Pollsters and pundits are still trying to predict what they didn’t see coming before Election Day last week.
The New York Times Upshot called it “the biggest polling miss in a presidential election in decades.”
So what went wrong? Different pollsters give different reasons, but longtime Washington State pollster Stuart Elway says turnout and shy Donald Trump supporters were likely contributing factors.
“As an industry we didn’t interview quite the right people, and the people we did interview didn’t quite tell us what they really were going to do,” Elway told KING 5.
While national polls weren’t too far off, there may not have been enough focus and scrutiny of individual state polls, particularly the swing states that affected the election.
“Turnout varied not only state by state, but within regions. Turnout was lower in blue areas within states and higher in red areas within the same state,” Elway noted.
Plus, there’s that very real thing called the margin of error. It does matter.
“Pollsters talk about the margin of error, and people get sick of hearing about that, but it’s a real thing, and when you’re talking about 100,000 votes across three states, that’s kind of easy to miss,” said Elway.
While Washington's State polling accurately predicted a sizable win for Hillary Clinton, digging into the numbers of individual counties tells a story very similar to the one we're hearing nationwide.
“Our state does look a lot like the national map. The Republicans won a lot of square miles, and the Democrats won a lot of voters,” said Elway. “King, Snohomish, Pierce, Kitsap: 56 percent of the voters live in these four counties.”

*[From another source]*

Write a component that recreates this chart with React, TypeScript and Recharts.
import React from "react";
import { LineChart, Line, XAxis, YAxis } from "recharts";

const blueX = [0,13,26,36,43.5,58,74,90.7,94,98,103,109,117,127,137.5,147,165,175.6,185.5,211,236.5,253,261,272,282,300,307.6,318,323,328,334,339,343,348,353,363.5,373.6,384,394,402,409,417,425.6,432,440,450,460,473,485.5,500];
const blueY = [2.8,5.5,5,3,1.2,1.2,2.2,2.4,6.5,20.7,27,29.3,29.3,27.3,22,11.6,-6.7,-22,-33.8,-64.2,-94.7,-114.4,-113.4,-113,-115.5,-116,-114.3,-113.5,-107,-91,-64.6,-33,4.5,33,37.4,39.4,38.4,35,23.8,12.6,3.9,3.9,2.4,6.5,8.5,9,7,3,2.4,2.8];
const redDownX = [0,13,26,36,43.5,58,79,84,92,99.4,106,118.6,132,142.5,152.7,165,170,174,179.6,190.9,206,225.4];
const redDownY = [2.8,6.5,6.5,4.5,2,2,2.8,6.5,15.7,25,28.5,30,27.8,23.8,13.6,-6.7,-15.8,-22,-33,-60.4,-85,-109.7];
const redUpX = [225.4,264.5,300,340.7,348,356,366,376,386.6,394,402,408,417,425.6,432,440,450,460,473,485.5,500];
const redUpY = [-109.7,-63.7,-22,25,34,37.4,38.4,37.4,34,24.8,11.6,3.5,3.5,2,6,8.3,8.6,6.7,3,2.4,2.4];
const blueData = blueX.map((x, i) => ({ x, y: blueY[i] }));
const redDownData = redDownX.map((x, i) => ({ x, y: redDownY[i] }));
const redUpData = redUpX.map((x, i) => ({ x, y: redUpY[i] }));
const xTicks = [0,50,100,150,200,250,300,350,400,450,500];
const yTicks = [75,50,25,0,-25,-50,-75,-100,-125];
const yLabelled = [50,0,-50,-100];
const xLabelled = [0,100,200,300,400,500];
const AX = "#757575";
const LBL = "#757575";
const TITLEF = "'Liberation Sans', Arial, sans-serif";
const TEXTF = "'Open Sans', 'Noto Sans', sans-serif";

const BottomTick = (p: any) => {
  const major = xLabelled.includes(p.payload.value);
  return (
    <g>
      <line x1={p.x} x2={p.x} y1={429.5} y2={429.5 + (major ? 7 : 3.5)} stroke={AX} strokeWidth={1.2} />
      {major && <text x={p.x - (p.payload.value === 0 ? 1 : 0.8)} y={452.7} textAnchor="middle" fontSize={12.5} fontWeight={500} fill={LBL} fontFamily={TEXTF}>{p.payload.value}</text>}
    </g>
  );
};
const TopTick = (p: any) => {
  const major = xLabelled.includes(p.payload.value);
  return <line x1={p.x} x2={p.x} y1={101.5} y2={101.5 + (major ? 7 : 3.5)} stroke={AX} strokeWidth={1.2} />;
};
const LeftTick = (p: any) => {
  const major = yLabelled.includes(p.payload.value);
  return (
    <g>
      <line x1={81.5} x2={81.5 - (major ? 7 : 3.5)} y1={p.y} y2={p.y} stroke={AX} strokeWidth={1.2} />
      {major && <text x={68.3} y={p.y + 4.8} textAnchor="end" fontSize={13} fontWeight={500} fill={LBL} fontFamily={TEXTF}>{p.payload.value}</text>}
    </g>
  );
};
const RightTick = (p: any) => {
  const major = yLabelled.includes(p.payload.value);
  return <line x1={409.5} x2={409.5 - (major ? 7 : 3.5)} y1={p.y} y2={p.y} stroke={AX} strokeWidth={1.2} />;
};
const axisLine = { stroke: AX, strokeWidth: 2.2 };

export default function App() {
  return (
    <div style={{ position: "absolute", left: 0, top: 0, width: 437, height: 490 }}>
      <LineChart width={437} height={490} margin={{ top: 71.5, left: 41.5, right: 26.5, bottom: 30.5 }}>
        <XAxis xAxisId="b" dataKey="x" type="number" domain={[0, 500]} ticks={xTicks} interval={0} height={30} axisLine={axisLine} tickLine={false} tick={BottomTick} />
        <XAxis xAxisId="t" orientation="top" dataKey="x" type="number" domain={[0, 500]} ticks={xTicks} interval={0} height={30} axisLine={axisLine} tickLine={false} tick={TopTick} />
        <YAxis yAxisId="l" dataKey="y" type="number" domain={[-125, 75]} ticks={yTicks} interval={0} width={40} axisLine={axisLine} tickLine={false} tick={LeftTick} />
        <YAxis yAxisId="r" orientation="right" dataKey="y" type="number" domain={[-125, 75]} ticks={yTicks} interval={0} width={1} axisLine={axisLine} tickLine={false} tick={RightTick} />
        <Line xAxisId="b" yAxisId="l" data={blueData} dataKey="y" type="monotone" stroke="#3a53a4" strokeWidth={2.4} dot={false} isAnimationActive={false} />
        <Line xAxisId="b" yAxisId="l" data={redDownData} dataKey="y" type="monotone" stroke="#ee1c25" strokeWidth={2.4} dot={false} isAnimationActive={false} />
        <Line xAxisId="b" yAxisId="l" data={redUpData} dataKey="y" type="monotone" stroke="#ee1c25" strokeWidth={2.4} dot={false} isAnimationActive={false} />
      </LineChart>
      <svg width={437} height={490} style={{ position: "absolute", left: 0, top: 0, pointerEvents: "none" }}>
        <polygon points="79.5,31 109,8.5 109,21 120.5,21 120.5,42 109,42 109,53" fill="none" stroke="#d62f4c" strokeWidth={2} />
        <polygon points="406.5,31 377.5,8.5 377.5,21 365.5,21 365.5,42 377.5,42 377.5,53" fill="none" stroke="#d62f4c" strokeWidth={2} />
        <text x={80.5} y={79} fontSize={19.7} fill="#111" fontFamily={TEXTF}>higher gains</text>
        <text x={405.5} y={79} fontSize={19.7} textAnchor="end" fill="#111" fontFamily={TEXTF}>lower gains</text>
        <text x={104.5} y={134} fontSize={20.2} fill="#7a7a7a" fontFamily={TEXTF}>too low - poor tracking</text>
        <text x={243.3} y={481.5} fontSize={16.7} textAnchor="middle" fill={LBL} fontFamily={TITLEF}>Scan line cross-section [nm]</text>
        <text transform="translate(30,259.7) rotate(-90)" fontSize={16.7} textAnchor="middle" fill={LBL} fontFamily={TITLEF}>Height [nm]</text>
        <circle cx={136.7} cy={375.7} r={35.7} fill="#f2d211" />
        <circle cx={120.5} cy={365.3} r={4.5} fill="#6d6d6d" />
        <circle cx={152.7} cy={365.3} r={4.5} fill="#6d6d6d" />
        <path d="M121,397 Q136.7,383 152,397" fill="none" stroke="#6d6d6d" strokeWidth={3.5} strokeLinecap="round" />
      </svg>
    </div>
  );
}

But, drive a couple of hours to the coast along the Olympic Peninsula, and counties like Grays Harbor and Pacific voted red for president for the first time in decades. Voters in economically struggling and rural areas have said they feel left behind.

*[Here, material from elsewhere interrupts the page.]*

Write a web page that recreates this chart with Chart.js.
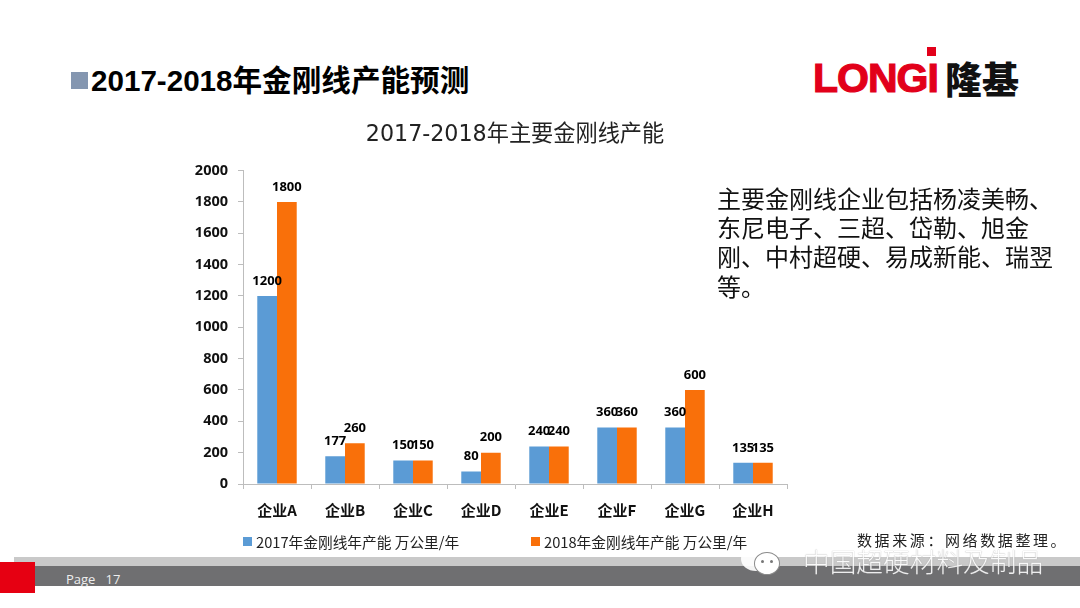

“I think this is representative, indicative of what we saw in Ohio and Michigan,” said Elway.
As the urban rural divide and accompanying polarization appears to be intensifying, Elway says pollsters need to drill into reasons why.
“When you see this and see what's happening nationally, we need to get below what's below what's red and what's blue to find out more about what's driving this change and what the common ground is,” he said. “I think that's the real goal, how do we bridge this? We're going to have to move forward as a state, as a country and the trajectory we're on now is not healthy.”